• Exercise task
Pick out the lines below that contain the string "chart" and copy them all.

========================================================================

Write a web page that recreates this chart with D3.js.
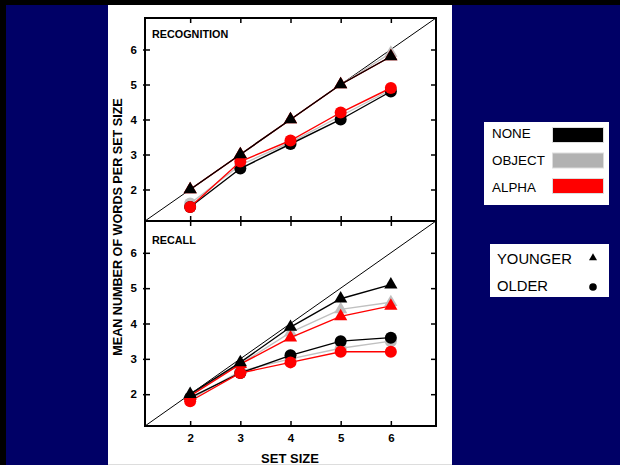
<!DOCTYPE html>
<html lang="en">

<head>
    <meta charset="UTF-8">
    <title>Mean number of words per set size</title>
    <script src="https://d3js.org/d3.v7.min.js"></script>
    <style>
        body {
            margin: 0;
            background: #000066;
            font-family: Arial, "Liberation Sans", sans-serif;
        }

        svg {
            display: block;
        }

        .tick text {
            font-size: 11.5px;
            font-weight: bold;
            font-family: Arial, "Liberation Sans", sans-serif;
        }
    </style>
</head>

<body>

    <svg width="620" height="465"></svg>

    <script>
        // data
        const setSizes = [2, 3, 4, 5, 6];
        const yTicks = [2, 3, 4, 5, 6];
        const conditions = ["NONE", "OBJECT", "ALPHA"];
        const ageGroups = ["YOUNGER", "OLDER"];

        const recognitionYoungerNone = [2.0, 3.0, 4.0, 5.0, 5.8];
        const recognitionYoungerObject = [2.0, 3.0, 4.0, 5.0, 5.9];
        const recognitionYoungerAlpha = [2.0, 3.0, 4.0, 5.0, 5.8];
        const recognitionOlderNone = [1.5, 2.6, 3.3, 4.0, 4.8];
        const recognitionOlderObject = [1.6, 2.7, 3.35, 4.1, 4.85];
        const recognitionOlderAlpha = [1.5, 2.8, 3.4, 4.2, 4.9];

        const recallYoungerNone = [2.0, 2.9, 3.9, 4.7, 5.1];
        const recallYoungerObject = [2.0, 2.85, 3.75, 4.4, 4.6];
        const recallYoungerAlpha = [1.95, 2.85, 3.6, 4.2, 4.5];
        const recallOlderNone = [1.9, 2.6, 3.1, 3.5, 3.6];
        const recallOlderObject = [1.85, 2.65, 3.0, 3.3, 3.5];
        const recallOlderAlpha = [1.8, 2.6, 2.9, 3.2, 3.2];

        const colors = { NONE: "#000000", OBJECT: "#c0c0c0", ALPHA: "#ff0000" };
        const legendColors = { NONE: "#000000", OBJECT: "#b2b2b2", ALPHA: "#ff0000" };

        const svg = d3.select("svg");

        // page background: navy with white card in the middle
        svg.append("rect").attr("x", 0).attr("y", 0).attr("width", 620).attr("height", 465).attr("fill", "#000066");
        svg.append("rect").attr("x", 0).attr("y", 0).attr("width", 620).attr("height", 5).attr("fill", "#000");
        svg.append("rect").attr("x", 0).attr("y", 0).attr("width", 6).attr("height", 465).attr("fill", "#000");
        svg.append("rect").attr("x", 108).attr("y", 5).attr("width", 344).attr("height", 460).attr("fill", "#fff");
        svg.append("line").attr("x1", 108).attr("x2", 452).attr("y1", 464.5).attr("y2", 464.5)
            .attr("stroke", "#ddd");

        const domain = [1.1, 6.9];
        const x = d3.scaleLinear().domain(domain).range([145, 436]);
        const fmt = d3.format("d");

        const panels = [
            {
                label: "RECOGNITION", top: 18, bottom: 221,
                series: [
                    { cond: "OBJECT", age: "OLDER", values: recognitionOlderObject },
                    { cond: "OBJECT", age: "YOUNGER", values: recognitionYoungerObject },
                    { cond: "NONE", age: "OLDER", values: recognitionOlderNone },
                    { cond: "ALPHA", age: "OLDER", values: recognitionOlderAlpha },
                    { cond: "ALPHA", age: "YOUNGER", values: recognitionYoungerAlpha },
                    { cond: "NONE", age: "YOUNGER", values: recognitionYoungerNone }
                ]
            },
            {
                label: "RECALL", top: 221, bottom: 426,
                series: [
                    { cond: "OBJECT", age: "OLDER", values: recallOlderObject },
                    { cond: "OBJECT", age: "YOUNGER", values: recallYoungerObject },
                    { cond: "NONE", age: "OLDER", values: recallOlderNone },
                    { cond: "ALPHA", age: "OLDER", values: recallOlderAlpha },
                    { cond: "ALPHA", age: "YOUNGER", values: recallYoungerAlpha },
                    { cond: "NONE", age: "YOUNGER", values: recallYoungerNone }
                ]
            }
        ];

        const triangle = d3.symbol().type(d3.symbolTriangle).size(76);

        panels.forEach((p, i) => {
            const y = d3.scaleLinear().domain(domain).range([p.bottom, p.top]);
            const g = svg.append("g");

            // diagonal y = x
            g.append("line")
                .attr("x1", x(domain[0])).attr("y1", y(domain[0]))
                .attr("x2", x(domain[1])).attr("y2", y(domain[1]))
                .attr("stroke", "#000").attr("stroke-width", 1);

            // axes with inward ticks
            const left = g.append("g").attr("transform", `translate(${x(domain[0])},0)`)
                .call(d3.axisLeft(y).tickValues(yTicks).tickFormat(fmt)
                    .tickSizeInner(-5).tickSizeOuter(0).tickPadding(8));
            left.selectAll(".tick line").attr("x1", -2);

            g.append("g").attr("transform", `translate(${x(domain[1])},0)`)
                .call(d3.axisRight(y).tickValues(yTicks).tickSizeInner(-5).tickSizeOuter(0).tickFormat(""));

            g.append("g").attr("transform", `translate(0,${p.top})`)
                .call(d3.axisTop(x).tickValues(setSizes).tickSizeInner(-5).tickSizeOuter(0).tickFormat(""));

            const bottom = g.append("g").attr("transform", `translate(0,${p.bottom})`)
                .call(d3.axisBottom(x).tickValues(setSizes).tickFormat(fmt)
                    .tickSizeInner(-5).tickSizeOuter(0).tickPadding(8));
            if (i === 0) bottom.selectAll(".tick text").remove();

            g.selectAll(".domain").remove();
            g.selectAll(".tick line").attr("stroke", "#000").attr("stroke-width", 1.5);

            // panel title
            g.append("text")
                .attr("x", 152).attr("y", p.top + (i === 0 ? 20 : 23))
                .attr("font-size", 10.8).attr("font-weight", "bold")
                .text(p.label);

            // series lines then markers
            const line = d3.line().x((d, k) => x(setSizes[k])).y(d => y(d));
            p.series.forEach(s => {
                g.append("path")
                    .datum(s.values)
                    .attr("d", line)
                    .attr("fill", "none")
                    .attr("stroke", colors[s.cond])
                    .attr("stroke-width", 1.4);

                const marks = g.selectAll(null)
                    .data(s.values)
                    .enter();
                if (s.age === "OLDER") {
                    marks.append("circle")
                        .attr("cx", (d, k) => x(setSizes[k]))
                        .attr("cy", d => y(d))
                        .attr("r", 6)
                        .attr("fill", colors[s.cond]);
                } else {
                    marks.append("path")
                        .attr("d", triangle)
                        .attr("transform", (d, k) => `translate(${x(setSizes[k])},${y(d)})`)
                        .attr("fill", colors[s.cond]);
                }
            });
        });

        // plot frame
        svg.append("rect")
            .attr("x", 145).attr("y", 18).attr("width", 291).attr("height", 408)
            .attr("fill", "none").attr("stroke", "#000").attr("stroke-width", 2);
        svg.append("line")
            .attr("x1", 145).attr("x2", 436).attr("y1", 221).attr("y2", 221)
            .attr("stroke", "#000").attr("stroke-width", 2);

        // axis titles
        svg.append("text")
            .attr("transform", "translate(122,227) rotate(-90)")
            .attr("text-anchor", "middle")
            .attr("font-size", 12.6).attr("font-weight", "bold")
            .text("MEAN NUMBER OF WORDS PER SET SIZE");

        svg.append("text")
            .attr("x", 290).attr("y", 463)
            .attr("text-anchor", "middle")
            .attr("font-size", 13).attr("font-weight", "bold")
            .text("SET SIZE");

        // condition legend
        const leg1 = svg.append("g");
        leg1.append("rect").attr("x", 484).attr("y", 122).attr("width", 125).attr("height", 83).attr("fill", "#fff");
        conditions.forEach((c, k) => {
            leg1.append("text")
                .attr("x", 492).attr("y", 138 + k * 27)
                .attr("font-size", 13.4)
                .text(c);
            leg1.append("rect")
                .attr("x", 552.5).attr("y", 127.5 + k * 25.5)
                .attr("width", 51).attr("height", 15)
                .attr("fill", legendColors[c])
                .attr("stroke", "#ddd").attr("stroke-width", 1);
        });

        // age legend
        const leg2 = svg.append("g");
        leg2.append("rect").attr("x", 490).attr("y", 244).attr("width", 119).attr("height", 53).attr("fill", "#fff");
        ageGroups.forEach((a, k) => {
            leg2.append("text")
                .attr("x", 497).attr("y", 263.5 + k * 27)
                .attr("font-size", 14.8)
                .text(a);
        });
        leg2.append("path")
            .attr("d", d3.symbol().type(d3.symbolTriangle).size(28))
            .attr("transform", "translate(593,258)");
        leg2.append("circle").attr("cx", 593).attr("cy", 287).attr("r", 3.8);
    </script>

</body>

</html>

========================================================================

• Reply
Write a web page that recreates this chart with D3.js.

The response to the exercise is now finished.